- Born: 29 December 1924 London, England
- Died: 16 January 1995 (aged 70) London, England
- Education: Pembroke College, Cambridge
- Occupations: Teacher, critic, editor and poet
- Known for: British Poetry Revival

= Eric Mottram =

British teacher, critic, editor and poet (1924–1995)

Eric Mottram (29 December 1924 – 16 January 1995) was a British teacher, critic, editor and poet who was one of the central figures in the British Poetry Revival.

==Early life and education==
Mottram was born on 29 December 1924 in London and educated at Purley Grammar School, Croydon, and Blackpool Grammar School, Lancashire. In 1943, he was awarded a scholarship to Pembroke College, Cambridge, but opted to serve in the Royal Navy instead, only taking up the scholarship in 1947. He graduated with honours in 1950, obtaining a first in both parts of the English Literature, Life and Thought tripos (Double First). M.A. in 1951. Over the following decade, Mottram travelled extensively and worked as a lecturer at the University of Zurich, Switzerland (1951–52), University of Malaya in Singapore (1952–55), and as Professor at the University of Groningen, Netherlands (1955–60).

==King's College London==
In 1960, Mottram returned to London and took a post as Lecturer in English and American Literature at King's College London. At the time, King's was one of very few British universities to offer American studies, and Mottram was to prove a pioneer in the field. He co-founded the Institute of United States Studies in 1963, the same year in which his tenure as a lecturer at King's was confirmed. In 1973, Mottram became Reader in English and American Literature and a special Chair was created for him as professor in 1982. In September 1990, he retired with the title Emeritus Professor of English and American Literature.
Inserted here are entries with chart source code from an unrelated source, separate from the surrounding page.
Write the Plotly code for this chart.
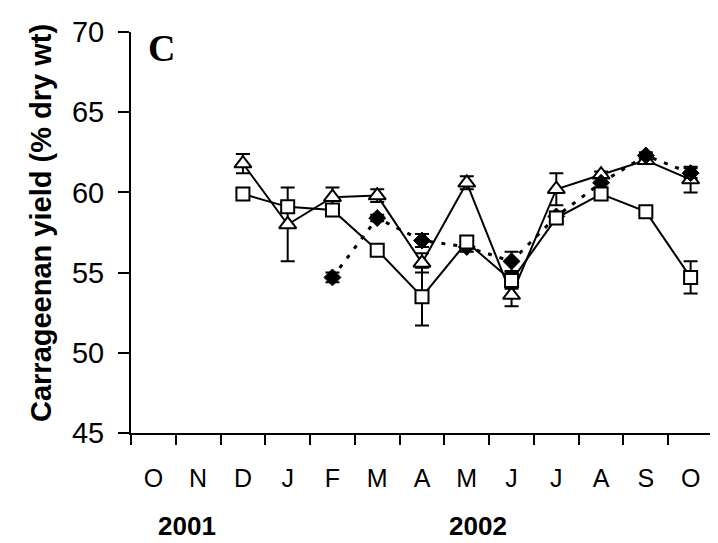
import plotly.graph_objects as go

months = ["O", "N", "D", "J", "F", "M", "A", "M", "J", "J", "A", "S", "O"]
month_idx = list(range(len(months)))

# Series with open triangles (solid line)
tri_x = [2, 3, 4, 5, 6, 7, 8, 9, 10, 11, 12]
tri_y = [61.8, 58.0, 59.7, 59.8, 55.6, 60.6, 53.6, 60.2, 61.1, 62.0, 60.8]
tri_err = [0.6, 2.3, 0.6, 0.4, 0.6, 0.4, 0.7, 1.0, 0.2, 0.2, 0.8]

# Series with open squares (solid line)
sq_x = [2, 3, 4, 5, 6, 7, 8, 9, 10, 11, 12]
sq_y = [59.9, 59.1, 58.9, 56.4, 53.5, 56.9, 54.5, 58.4, 59.9, 58.8, 54.7]
sq_err = [0.2, 0.3, 0.2, 0.2, 1.8, 0.3, 0.5, 0.3, 0.3, 0.2, 1.0]

# Series with filled diamonds (dotted line)
dia_x = [4, 5, 6, 7, 8, 9, 10, 11, 12]
dia_y = [54.7, 58.4, 57.0, 56.6, 55.7, 58.5, 60.6, 62.3, 61.2]
dia_err = [0.3, 0.2, 0.4, 0.3, 0.6, 0.3, 0.3, 0.2, 0.3]

fig = go.Figure()

fig.add_trace(go.Scatter(
    x=tri_x, y=tri_y, mode="lines+markers",
    line=dict(color="black", width=2),
    marker=dict(symbol="triangle-up", size=15, color="white",
                line=dict(color="black", width=2)),
    error_y=dict(type="data", array=tri_err, color="black", thickness=2, width=7),
    showlegend=False))

fig.add_trace(go.Scatter(
    x=dia_x, y=dia_y, mode="lines+markers",
    line=dict(color="black", width=3, dash="4px,8px"),
    marker=dict(symbol="diamond", size=13, color="black",
                line=dict(color="black", width=1)),
    error_y=dict(type="data", array=dia_err, color="black", thickness=2, width=7),
    showlegend=False))

fig.add_trace(go.Scatter(
    x=sq_x, y=sq_y, mode="lines+markers",
    line=dict(color="black", width=2),
    marker=dict(symbol="square", size=13, color="white",
                line=dict(color="black", width=2)),
    error_y=dict(type="data", array=sq_err, color="black", thickness=2, width=7),
    showlegend=False))

# The page body adds an 8px offset; size the figure to compensate.
fig.update_layout(
    width=710, height=535,
    margin=dict(l=123, r=5, t=24, b=110),
    paper_bgcolor="white", plot_bgcolor="white",
    font=dict(family="Liberation Sans, Arial, sans-serif", color="black"),
)

fig.update_xaxes(
    range=[-0.5, 12.5],
    tickmode="array", tickvals=month_idx, ticktext=months,
    ticks="outside", ticklen=22, tickcolor="rgba(0,0,0,0)",
    tickfont=dict(size=25),
    minor=dict(tickmode="array", tickvals=[i - 0.5 for i in range(14)],
               ticks="outside", ticklen=10, tickwidth=2, tickcolor="black",
               showgrid=False),
    showline=True, linecolor="black", linewidth=2,
    showgrid=False, zeroline=False,
)

fig.update_yaxes(
    range=[45, 70], tickmode="array", tickvals=[45, 50, 55, 60, 65, 70],
    ticks="outside", ticklen=11, tickwidth=2, tickcolor="black",
    tickfont=dict(size=29), ticklabelstandoff=8,
    showline=True, linecolor="black", linewidth=2,
    showgrid=False, zeroline=False,
)

fig.add_annotation(
    text="<b>Carrageenan yield (% dry wt)</b>", textangle=-90,
    xref="paper", yref="paper", x=(41 - 131) / 582, y=(433.3 - 223) / 401.6,
    xanchor="center", yanchor="middle", showarrow=False,
    font=dict(size=29, family="Liberation Sans, Arial, sans-serif"))

fig.add_annotation(
    text="<b>C</b>", xref="paper", yref="paper",
    x=(161 - 131) / 582, y=(433.3 - 48) / 401.6,
    xanchor="center", yanchor="middle", showarrow=False,
    font=dict(size=38, family="Liberation Serif, Times New Roman, serif"))

for label, xc in [("2001", 0.75), ("2002", 7.25)]:
    fig.add_annotation(
        text="<b>" + label + "</b>", xref="x", yref="paper",
        x=xc, y=(433.3 - 526) / 401.6, xanchor="center", yanchor="middle",
        showarrow=False, font=dict(size=26))

fig.write_html("out.html")
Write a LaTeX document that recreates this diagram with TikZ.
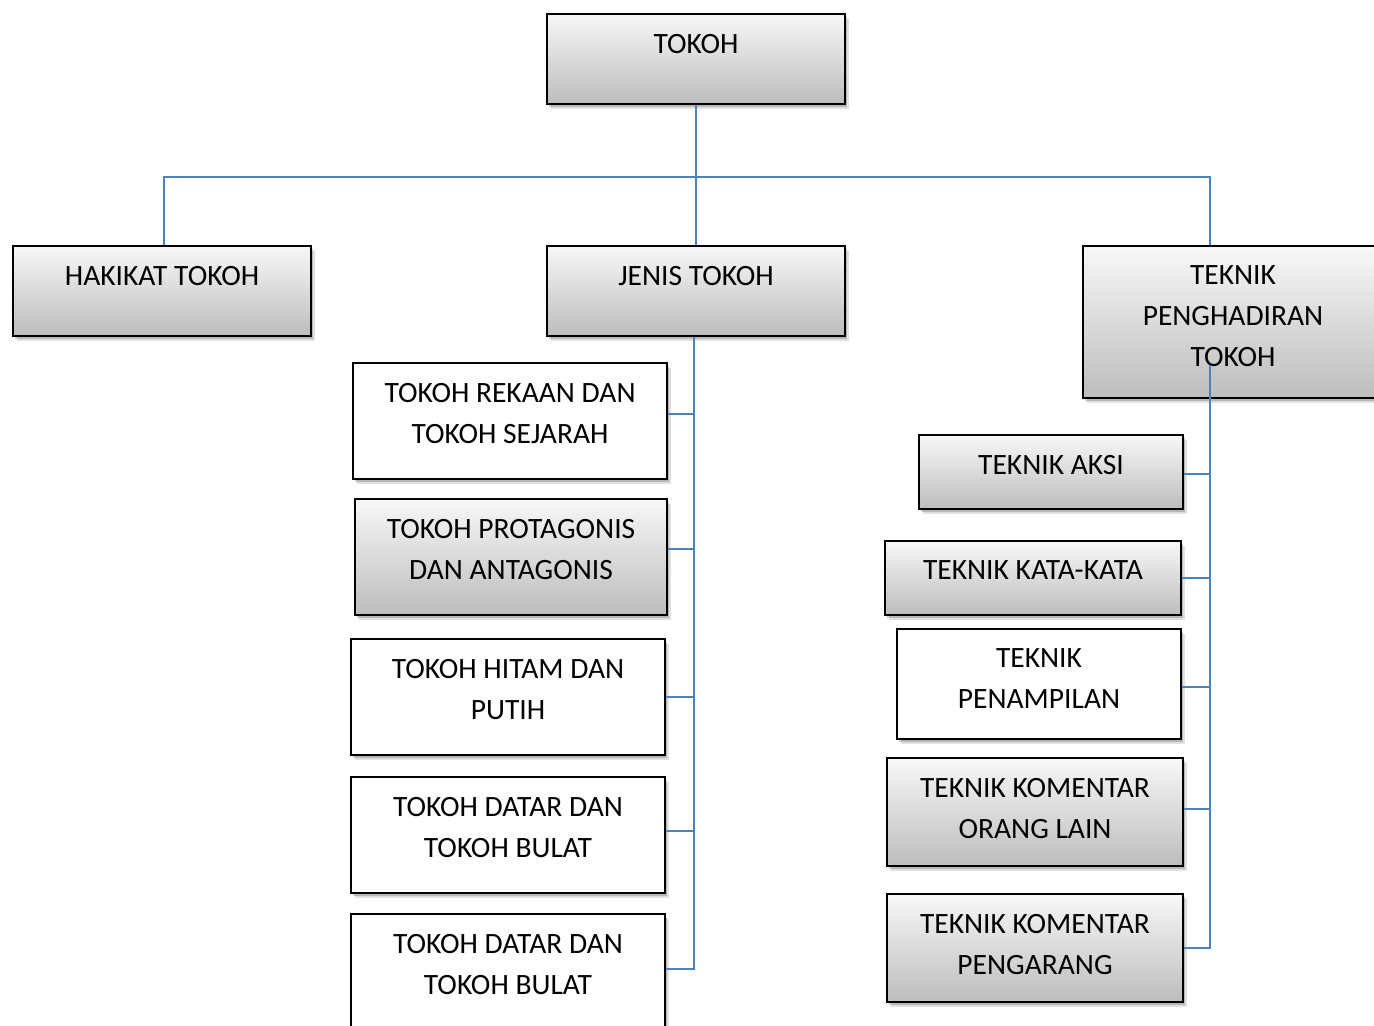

==Mottram and the Beat Generation==
In the early 1960s, Mottram travelled to the United States and met a number of writers, including William Carlos Williams, Allen Ginsberg and others. He became friendly with William Burroughs during his time in London. These contacts resulted in three of Mottram's best-known critical books - William Burroughs: the algebra of need (1971, British edition 1977), Allen Ginsberg in the Sixties (1972) and Paul Bowles: staticity & terror (1976). These studies did much to help introduce the Beat Generation writers to a wider British audience.

==Mottram and Robert Duncan==
Mottram corresponded with the American poet Robert Duncan between 1971 and 1986. The full correspondence was published as The Unruly Garden: Robert Duncan and Eric Mottram, Letters and Essays, edited and with an Introduction by Amy Evans and Shamoon Zamir (Peter Lang, 2007).

==Mottram as poet==
Mottram's first book of poetry, Inside the Whale, was published by Bob Cobbing's Writers Forum in 1970. Mottram went on to publish at least another 34 collections, including A Book of Herne: 1975–1981, Elegies (both 1981) and Selected Poems (1989).

Carl Kears proposes Mottram as a key overlooked figure of 20th-century medievalism, suggesting that Mottram's A Book of Herne "developed forms of collage that brought the early medieval past into collision with new ways of thinking about poetic form".

His work clearly shows the influence of the American avant-garde poets he admired, particularly in his use of techniques such as found poetry, cut-up technique and collage, but it also has a distinctly British quality in the tradition of Basil Bunting.

An interview with Mottram appeared in the London-based magazine Angel Exhaust, along with his poetry.

An interview and poetry reading, recorded in 1982, appears in My KPFA.

==Mottram as editor==
In 1971, Mottram was made editor of the Poetry Society's magazine Poetry Review. Over the next six years, he edited twenty issues that featured most, if not all, of the key poets associated with the British Poetry Revival and carried reviews of books and magazines from the wide range of small presses that had sprung up to publish them. Mottram also included work by a number of American poets, a fact that ultimately led to his removal from the post.

During this period, Mottram was twice a guest lecturer at Kent State University, where, along with Black Mountain poet Ed Dorn, he was an early supporter of the musical group Devo, and its founders Gerald Casale and Bob Lewis, whose poetry Mottram published when he was editor of Poetry Review. He also edited The Rexroth Reader (1972) and the section of the 1988 anthology The New British Poetry that was given over to the poets associated with the Revival.

== Death, archives and collections ==
Mottram died 16 January 1995 in London.
His archive is now in the care of the King's College London Archives. Mottram's "protege" Bill Griffiths assisted with organising the collection and it is currently being completed by Valerie Soar. Carl Kears notes that within the archive the influence of medieval poetry, especially Old English poetry is apparent.

An article by Eric Mottram: "Notes on Poetics", Curriculum Vitae, Letter and three poems, and the complete Eric Mottram bibliography, are collated in a dossier edited by T. Wignesan, The Journal of Comparative Poetics, Vol. I, No. 1 (Paris), Spring 1989, pp. 37–63. Volume 1, Nos 2 & 3 of the same journal include a supplement to the Eric Mottram bibliography by Clive Bush.